• Task to carry out
Restate, exactly and without pictures, the lines from the start of the listing below through the line holding "const yTickLabels = [20, 40, 60, 80, 100];".

• Data excerpt
<<<<

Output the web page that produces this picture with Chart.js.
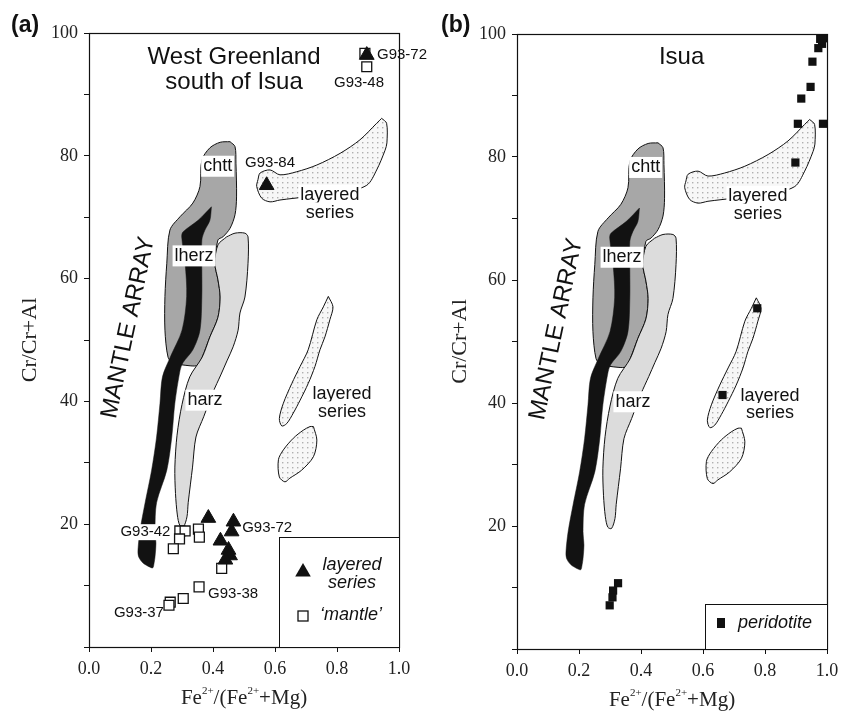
<!DOCTYPE html>
<html>
<head>
<meta charset="utf-8">
<title>Cr# vs Fe# spinel</title>
<script src="https://cdn.jsdelivr.net/npm/chart.js@4.4.1/dist/chart.umd.min.js"></script>
<style>
  body { margin: 0; background: #fff; }
  #wrap { position: relative; width: 851px; height: 712px; }
  #wrap canvas { position: absolute; top: 0; }
</style>
</head>
<body>
<div id="wrap">
  <canvas id="chartA" width="430" height="712" style="left:0px"></canvas>
  <canvas id="chartB" width="421" height="712" style="left:430px"></canvas>
</div>
<script>
/* ---------- axes ---------- */
const xTickStep = 0.2;
const yTickStep = 10;
const yTickLabels = [20, 40, 60, 80, 100];

/* ---------- reference fields, [Fe#, Cr#] ---------- */
const chttField = [
  [0.455, 82.3], [0.471, 81.5], [0.474, 78.8], [0.476, 73.3], [0.471, 70.4], [0.455, 68.2],
  [0.432, 66.8], [0.416, 66.3], [0.406, 62.5], [0.416, 59.8], [0.423, 57.0], [0.416, 53.7],
  [0.390, 50.5], [0.365, 47.2], [0.352, 45.9], [0.326, 45.8], [0.271, 46.3], [0.255, 47.2],
  [0.245, 51.6], [0.245, 57.1], [0.251, 62.5], [0.261, 67.9], [0.294, 70.1], [0.335, 72.3],
  [0.358, 75.0], [0.364, 79.3], [0.390, 81.3], [0.423, 82.2], [0.455, 82.3]
];
const harzField = [
  [0.444, 66.8], [0.471, 67.4], [0.503, 67.4], [0.513, 66.8], [0.513, 62.5], [0.503, 57.0],
  [0.487, 54.4], [0.481, 51.6], [0.465, 48.9], [0.445, 46.6], [0.425, 44.3], [0.400, 41.5],
  [0.370, 37.5], [0.345, 34.2], [0.334, 29.3], [0.320, 23.5], [0.316, 21.2], [0.305, 19.6],
  [0.293, 19.8], [0.285, 21.5], [0.279, 25.0], [0.277, 29.3], [0.284, 34.5], [0.300, 39.5],
  [0.325, 44.0], [0.365, 47.2], [0.390, 50.5], [0.416, 53.7], [0.423, 57.0], [0.416, 59.8],
  [0.406, 62.5], [0.416, 65.5], [0.444, 66.8]
];
const mantleArray = [
  [0.395, 71.7], [0.352, 69.5], [0.303, 67.6], [0.299, 66.8], [0.310, 62.5], [0.315, 57.1],
  [0.300, 51.6], [0.262, 47.2], [0.237, 44.0], [0.229, 39.7], [0.218, 34.2], [0.202, 28.8],
  [0.181, 23.5], [0.165, 19.1], [0.158, 15.8], [0.160, 14.7], [0.174, 13.7], [0.197, 13.0],
  [0.206, 12.9], [0.210, 13.7], [0.213, 14.7], [0.216, 16.9], [0.213, 19.1], [0.218, 23.5],
  [0.251, 28.8], [0.267, 34.2], [0.277, 39.7], [0.294, 45.1], [0.303, 46.3], [0.335, 48.4],
  [0.358, 51.6], [0.364, 57.1], [0.364, 61.4], [0.364, 66.3], [0.374, 67.9], [0.390, 69.5],
  [0.395, 71.7]
];
const layeredUpper = [
  [0.944, 86.1], [0.960, 85.3], [0.961, 82.1], [0.955, 80.9], [0.928, 77.7], [0.896, 75.2],
  [0.810, 73.9], [0.700, 73.3], [0.616, 72.8], [0.584, 72.5], [0.557, 73.1], [0.541, 75.0],
  [0.545, 76.1], [0.552, 77.2], [0.584, 77.7], [0.616, 76.9], [0.670, 77.4], [0.735, 78.5],
  [0.810, 80.4], [0.874, 82.6], [0.928, 85.3], [0.944, 86.1]
];
const layeredMid = [
  [0.772, 57.1], [0.787, 55.4], [0.777, 53.3], [0.761, 50.5], [0.745, 48.4], [0.729, 45.7],
  [0.707, 42.9], [0.681, 40.2], [0.659, 38.1], [0.638, 36.4], [0.622, 36.0], [0.614, 37.2],
  [0.627, 39.7], [0.654, 42.9], [0.681, 45.7], [0.707, 48.4], [0.735, 53.3], [0.756, 55.4],
  [0.772, 57.1]
];
const layeredLow = [
  [0.724, 35.9], [0.735, 33.7], [0.724, 31.0], [0.686, 28.8], [0.648, 27.5], [0.632, 26.9],
  [0.614, 27.7], [0.611, 30.5], [0.627, 32.1], [0.659, 34.0], [0.691, 35.3], [0.713, 35.9],
  [0.724, 35.9]
];

/* ---------- samples ---------- */
// (a) West Greenland south of Isua
const layeredSeriesA = [
  [0.896, 96.4], [0.573, 75.2], [0.385, 21.0], [0.466, 20.4], [0.460, 18.8],
  [0.424, 17.3], [0.450, 15.8], [0.455, 14.9], [0.440, 14.2]
];
const mantleA = [
  [0.890, 96.7], [0.896, 94.5], [0.293, 18.9], [0.310, 18.9], [0.292, 17.6],
  [0.353, 19.2], [0.356, 17.9], [0.272, 16.0], [0.428, 12.8], [0.355, 9.8],
  [0.304, 7.9], [0.262, 7.3], [0.258, 6.8]
];
// (b) Isua
const peridotiteB = [
  [0.978, 99.2], [0.990, 99.3], [0.984, 98.4], [0.972, 97.7], [0.953, 95.5],
  [0.947, 91.4], [0.917, 89.5], [0.906, 85.4], [0.987, 85.4], [0.898, 79.1],
  [0.775, 55.4], [0.663, 41.3], [0.326, 10.7], [0.310, 9.5], [0.308, 8.4], [0.299, 7.1]
];

/* ---------- helpers ---------- */
const SANS = "'Liberation Sans', Arial, sans-serif";
const SERIF = "'Liberation Serif', 'Times New Roman', serif";
const pts = arr => arr.map(p => ({ x: p[0], y: p[1] }));

function dotPattern() {
  const c = document.createElement("canvas");
  c.width = 5; c.height = 5;
  const g = c.getContext("2d");
  g.fillStyle = "#f7f7f7"; g.fillRect(0, 0, 5, 5);
  g.fillStyle = "#b0b0b0"; g.fillRect(2, 2, 1.4, 1.4);
  return g.createPattern(c, "repeat");
}

function field(data, fill, order, border) {
  return {
    data: pts(data), showLine: true, fill: "shape", backgroundColor: fill,
    borderColor: border || "#111", borderWidth: border ? 0.5 : 1,
    pointRadius: 0, tension: 0.3, order: order
  };
}

function fieldSets() {
  const dots = dotPattern();
  return [
    field(chttField, "#a7a7a7", 9),
    field(harzField, "#dcdcdc", 8),
    field(mantleArray, "#121212", 7, "#121212"),
    field(layeredUpper, dots, 6),
    field(layeredMid, dots, 6),
    field(layeredLow, dots, 6)
  ];
}

/* ---------- drawing plugin: labels, frame, legend, x title ---------- */
function drawLabel(chart, t) {
  const ctx = chart.ctx;
  const px = chart.scales.x.getPixelForValue(t.at[0]);
  const py = chart.scales.y.getPixelForValue(t.at[1]);
  ctx.save();
  ctx.translate(px, py);
  if (t.rot) ctx.rotate(t.rot * Math.PI / 180);
  ctx.font = t.font;
  ctx.textAlign = t.align || "center";
  ctx.textBaseline = "middle";
  if (t.box) {
    const w = ctx.measureText(t.text).width;
    const bh = t.box === "small" ? 16 : 21;
    const x0 = t.align === "left" ? -2 : -w / 2 - 2;
    ctx.fillStyle = "#fff";
    ctx.fillRect(x0, -bh / 2, w + 4, bh);
  }
  ctx.fillStyle = "#111";
  ctx.fillText(t.text, 0, 0);
  ctx.restore();
}

function drawTriangle(ctx, x, y, r) {
  ctx.beginPath();
  ctx.moveTo(x, y - r);
  ctx.lineTo(x + r * 0.866, y + r / 2);
  ctx.lineTo(x - r * 0.866, y + r / 2);
  ctx.closePath();
  ctx.fill();
}

function decor(panel) {
  return {
    id: "decor",
    afterDatasetsDraw(chart) {
      const ctx = chart.ctx, a = chart.chartArea;
      panel.texts.forEach(t => drawLabel(chart, t));

      // frame
      ctx.save();
      ctx.strokeStyle = "#111";
      ctx.lineWidth = 1.2;
      ctx.strokeRect(Math.round(a.left) + 0.5, Math.round(a.top) + 0.5,
        Math.round(a.right - a.left), Math.round(a.bottom - a.top));

      // legend box
      const L = panel.legend;
      ctx.fillStyle = "#fff";
      ctx.fillRect(a.right - L.w, a.bottom - L.h, L.w, L.h);
      ctx.lineWidth = 1;
      ctx.strokeRect(Math.round(a.right - L.w) + 0.5, Math.round(a.bottom - L.h) + 0.5, L.w, L.h);
      ctx.font = "italic 18px " + SANS;
      ctx.textBaseline = "middle";
      ctx.fillStyle = "#111";
      L.items.forEach(it => {
        const mx = a.right - it.mark[0], my = a.bottom - it.mark[1];
        if (it.kind === "triangle") {
          drawTriangle(ctx, mx, my + 2, 9);
        } else if (it.kind === "open") {
          ctx.fillStyle = "#fff";
          ctx.fillRect(mx - 5, my - 5, 10, 10);
          ctx.strokeStyle = "#111"; ctx.lineWidth = 1.3;
          ctx.strokeRect(mx - 5, my - 5, 10, 10);
        } else {
          ctx.fillRect(mx - 4, my - 5, 8, 10);
        }
        ctx.fillStyle = "#111";
        ctx.textAlign = it.align;
        it.lines.forEach((s, i) => ctx.fillText(s, a.right - it.text[0], a.bottom - it.text[1] + i * 18));
      });

      // panel letter
      ctx.font = "bold 23px " + SANS;
      ctx.textAlign = "left";
      ctx.fillText(panel.letter, 11, 26);

      // x axis title with superscripts
      const parts = [["Fe", 0], ["2+", 1], ["/(Fe", 0], ["2+", 1], ["+Mg)", 0]];
      const big = "21px " + SERIF, small = "11px " + SERIF;
      let w = 0;
      parts.forEach(p => { ctx.font = p[1] ? small : big; w += ctx.measureText(p[0]).width; });
      let x = (a.left + a.right) / 2 - w / 2;
      const base = a.bottom + 57;
      ctx.textBaseline = "alphabetic";
      ctx.fillStyle = "#222";
      parts.forEach(p => {
        ctx.font = p[1] ? small : big;
        ctx.fillText(p[0], x, p[1] ? base - 10 : base);
        x += ctx.measureText(p[0]).width;
      });
      ctx.restore();
    }
  };
}

/* ---------- chart builder ---------- */
function makeChart(id, box, pointSets, panel) {
  const tickFont = { family: SERIF, size: 18 };
  const grid = { drawOnChartArea: false, drawTicks: true, tickLength: 5, color: "#111", lineWidth: 1 };
  return new Chart(document.getElementById(id), {
    type: "scatter",
    data: { datasets: pointSets.concat(fieldSets()) },
    plugins: [decor(panel)],
    options: {
      responsive: false,
      animation: false,
      events: [],
      layout: { padding: { top: box.top, right: box.right, left: 0, bottom: 0 } },
      plugins: { legend: { display: false }, tooltip: { enabled: false } },
      scales: {
        x: {
          type: "linear", min: 0, max: 1,
          afterFit: s => { s.height = box.xh; },
          ticks: { stepSize: xTickStep, callback: v => v.toFixed(1), font: tickFont, color: "#222",
                   padding: 6, maxRotation: 0, autoSkip: false },
          grid: grid,
          border: { display: false }
        },
        y: {
          type: "linear", min: 0, max: 100,
          afterFit: s => { s.width = box.yw; },
          ticks: { stepSize: yTickStep, callback: v => yTickLabels.includes(v) ? String(v) : "",
                   font: tickFont, color: "#222", padding: 6, autoSkip: false },
          grid: grid,
          border: { display: false },
          title: { display: true, text: "Cr/Cr+Al", font: { family: SERIF, size: 22 }, color: "#222",
                   padding: { top: 17, bottom: 0 } }
        }
      }
    }
  });
}

/* ---------- shared field labels ---------- */
const fieldLabels = [
  { text: "chtt", at: [0.415, 78.3], font: "18px " + SANS, box: true },
  { text: "lherz", at: [0.339, 63.7], font: "18px " + SANS, box: true },
  { text: "harz", at: [0.374, 40.2], font: "18px " + SANS, box: true },
  { text: "layered", at: [0.777, 73.6], font: "18px " + SANS, box: true },
  { text: "series", at: [0.777, 70.7], font: "18px " + SANS, box: true },
  { text: "layered", at: [0.816, 41.2], font: "18px " + SANS, box: true },
  { text: "series", at: [0.816, 38.3], font: "18px " + SANS, box: true },
  { text: "MANTLE ARRAY", at: [0.127, 52.0], font: "24px " + SANS, rot: -78 }
];

/* ---------- panel (a) ---------- */
makeChart("chartA", { top: 33, right: 31, yw: 89, xh: 65 }, [
  { data: pts(layeredSeriesA), pointStyle: "triangle", pointRadius: 8.5, backgroundColor: "#111",
    borderColor: "#111", borderWidth: 1, order: 0, clip: false },
  { data: pts(mantleA), pointStyle: "rect", pointRadius: 7, backgroundColor: "#fff",
    borderColor: "#111", borderWidth: 1.3, order: 1, clip: false }
], {
  letter: "(a)",
  texts: fieldLabels.concat([
    { text: "West Greenland", at: [0.468, 96.1], font: "24px " + SANS },
    { text: "south of Isua", at: [0.468, 92.0], font: "24px " + SANS },
    { text: "G93-72", at: [0.929, 96.4], font: "15px " + SANS, align: "left" },
    { text: "G93-48", at: [0.871, 91.9], font: "15px " + SANS },
    { text: "G93-84", at: [0.584, 78.8], font: "15px " + SANS },
    { text: "G93-42", at: [0.182, 18.7], font: "15px " + SANS, box: "small" },
    { text: "G93-72", at: [0.494, 19.4], font: "15px " + SANS, align: "left" },
    { text: "G93-38", at: [0.384, 8.6], font: "15px " + SANS, align: "left" },
    { text: "G93-37", at: [0.161, 5.5], font: "15px " + SANS }
  ]),
  legend: {
    w: 120, h: 110,
    items: [
      { kind: "triangle", mark: [96, 77], lines: ["layered", "series"], text: [47, 82], align: "center" },
      { kind: "open", mark: [96, 31], lines: ["\u2018mantle\u2019"], text: [48, 32], align: "center" }
    ]
  }
});

/* ---------- panel (b) ---------- */
makeChart("chartB", { top: 34, right: 24, yw: 87, xh: 63 }, [
  { data: pts(peridotiteB), pointStyle: "rect", pointRadius: 5.8, backgroundColor: "#111",
    borderColor: "#111", borderWidth: 0, order: 0, clip: false }
], {
  letter: "(b)",
  texts: fieldLabels.concat([
    { text: "Isua", at: [0.531, 96.2], font: "24px " + SANS }
  ]),
  legend: {
    w: 122, h: 45,
    items: [
      { kind: "solid", mark: [106, 26], lines: ["peridotite"], text: [89, 26], align: "left" }
    ]
  }
});
</script>
</body>
</html>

>>>>

• In response
Output the web page that produces this picture with Chart.js.
<!DOCTYPE html>
<html>
<head>
<meta charset="utf-8">
<title>Cr# vs Fe# spinel</title>
<script src="https://cdn.jsdelivr.net/npm/chart.js@4.4.1/dist/chart.umd.min.js"></script>
<style>
  body { margin: 0; background: #fff; }
  #wrap { position: relative; width: 851px; height: 712px; }
  #wrap canvas { position: absolute; top: 0; }
</style>
</head>
<body>
<div id="wrap">
  <canvas id="chartA" width="430" height="712" style="left:0px"></canvas>
  <canvas id="chartB" width="421" height="712" style="left:430px"></canvas>
</div>
<script>
/* ---------- axes ---------- */
const xTickStep = 0.2;
const yTickStep = 10;
const yTickLabels = [20, 40, 60, 80, 100];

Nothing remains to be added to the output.